Do outro lado, Musiala ia fazendo o jogo de Musiala. Recebia, rodava, fintava, fazia uso do seu corpo gelatinoso, de agilidade infinita. Com Wirtz, a outra jovem pérola, mais apagado, foi o craque do Bayern a maior ameaça criativa, ficando perto de bisar aos 37′, sendo que a Hungria ainda lhe viu um golo ser anulado por posição irregular.
Na segunda parte, os germânicos baixaram o ritmo, mas controlaram a partida durante grande a maioria do encontro. Gulácsi, que já tinha estado a bom nível na primeira parte, manteve vivas as esperanças húngaras. Esperanças essas que Barnabás Varga atirou por cima da trave.
Autor do único golo frente à Suíça, o extremo desperdiçou excelente oportunidade para o empate à hora de jogo ao cabecear por cima da baliza de Neuer um excelente cruzamento de Sallai, o melhor húngaro em todo o encontro.
Não marcou a Hungria, aproveitou a Alemanha. Poucos minutos depois do desperdício húngaro, a jogada construída entre Kroos e Musiala acabou por descair para o lado esquerdo, onde Mittelstädt apareceu para assistir Gündoğan, aos 67 minutos.
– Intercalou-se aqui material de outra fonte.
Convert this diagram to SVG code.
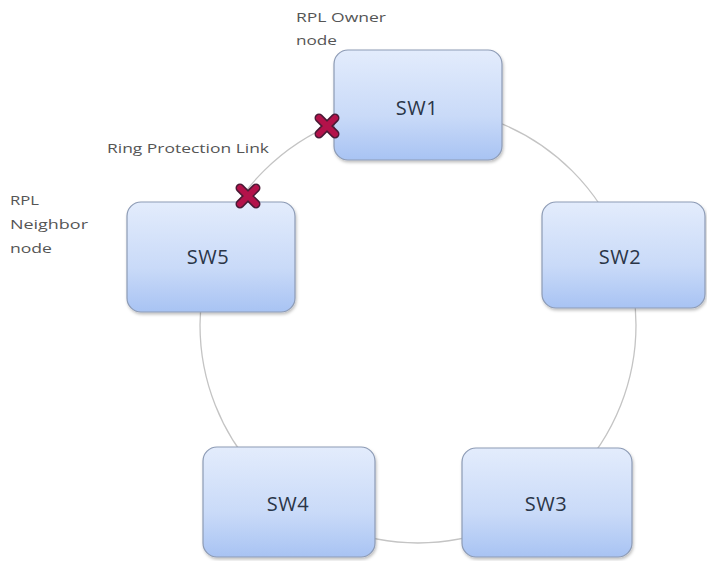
<svg xmlns="http://www.w3.org/2000/svg" width="707" height="561" viewBox="0 0 707 561">
<defs>
<linearGradient id="g" x1="0" y1="0" x2="0" y2="1">
<stop offset="0" stop-color="#e3ecfc"/>
<stop offset="0.6" stop-color="#c9daf8"/>
<stop offset="1" stop-color="#a8c3f3"/>
</linearGradient>
<filter id="sh" x="-10%" y="-10%" width="130%" height="130%">
<feDropShadow dx="1" dy="2" stdDeviation="1.5" flood-color="#000" flood-opacity="0.25"/>
</filter>
<g id="x">
<path d="M-8,-8 L8,8 M8,-8 L-8,8" stroke="#4a1a36" stroke-width="9" stroke-linecap="round"/>
<path d="M-8,-8 L8,8 M8,-8 L-8,8" stroke="#b3124a" stroke-width="6" stroke-linecap="round"/>
</g>
</defs>
<style>
.n{fill:url(#g);stroke:#8d9bb5;stroke-width:1.2;filter:url(#sh)}
.t{font-family:"Open Sans","Liberation Sans",sans-serif;font-size:20px;fill:#2a3547;text-anchor:middle;letter-spacing:0.5px}
.l{font-family:"Open Sans","Liberation Sans",sans-serif;font-size:13.5px;fill:#555}
</style>
<rect width="707" height="561" fill="#fff"/>
<g id="connectors">
<circle cx="418" cy="325" r="218" fill="none" stroke="#c4c4c4" stroke-width="1.3"/>
</g>
<g id="sw1"><rect class="n" x="334" y="50" width="168" height="110" rx="14"/><text class="t" x="417" y="115">SW1</text></g>
<g id="sw2"><rect class="n" x="542" y="202" width="163" height="106" rx="14"/><text class="t" x="620" y="264">SW2</text></g>
<g id="sw3"><rect class="n" x="462" y="448" width="170" height="109" rx="14"/><text class="t" x="546" y="511">SW3</text></g>
<g id="sw4"><rect class="n" x="203" y="447" width="172" height="110" rx="14"/><text class="t" x="288" y="511">SW4</text></g>
<g id="sw5"><rect class="n" x="127" y="202" width="168" height="110" rx="14"/><text class="t" x="208" y="264">SW5</text></g>
<g id="markers">
<use href="#x" x="327" y="126"/>
<use href="#x" x="248" y="196"/>
</g>
<g id="labels">
<text class="l" x="296" y="22" textLength="90" lengthAdjust="spacingAndGlyphs">RPL Owner</text>
<text class="l" x="296" y="45" textLength="41" lengthAdjust="spacingAndGlyphs">node</text>
<text class="l" x="107" y="153" textLength="162" lengthAdjust="spacingAndGlyphs">Ring Protection Link</text>
<text class="l" x="10" y="205" textLength="29" lengthAdjust="spacingAndGlyphs">RPL</text>
<text class="l" x="10" y="229" textLength="78" lengthAdjust="spacingAndGlyphs">Neighbor</text>
<text class="l" x="10" y="253" textLength="42" lengthAdjust="spacingAndGlyphs">node</text>
</g>
</svg>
Tal como no primeiro golo, o jogador do FC Barcelona, que antes do torneio vinha sendo contestado pelos adeptos alemães, apareceu no interior da área para fazer o 2-0 e sentenciar o apuramento alemão.
Com desvantagem no marcador e o apuramento em sério risco, o selecionador húngaro tentou mexer na equipa para procurar pelo menos um golo que pudesse ser importante nas contas finais na luta pelos melhores terceiros classificados, mas Kimmich, em cima da linha de golo, negou a melhor ocasião do encontro já nos descontos. Ou seja, no final de tudo, a gestão do tempo e da posse de bola imperou, com a Hungria sem conseguir desenvolver mais. Agora, resta a última jornada.
Para concluir, apenas dizer que dá gosto ver uma equipa como a Alemanha, com um ataque posicional elaborado, capacidade de atrair, constantes movimentos de apoio e rutura, dinâmica e combinações por dentro com qualidade individual à mistura, transição defensiva trabalhada e pressão organizada.
Não estamos em 2006, o mundo dá-nos razão para o pessimismo, não estamos na aurora de uma nova e confiante Alemanha. Mas faz sol em Estugarda e Kroos parecer querer escrever com os seus últimos passes um novo “conto de fadas de verão”.
Homem do Jogo – Jamal Musiala
Aos 21 anos junta velocidade, capacidade técnica em espaço curto excecional, inteligência, agilidade motora, finalização e uma eficiência brutal em tudo no seu jogo, executando com elegância. Jamal Musiala é um enormíssimo jogador!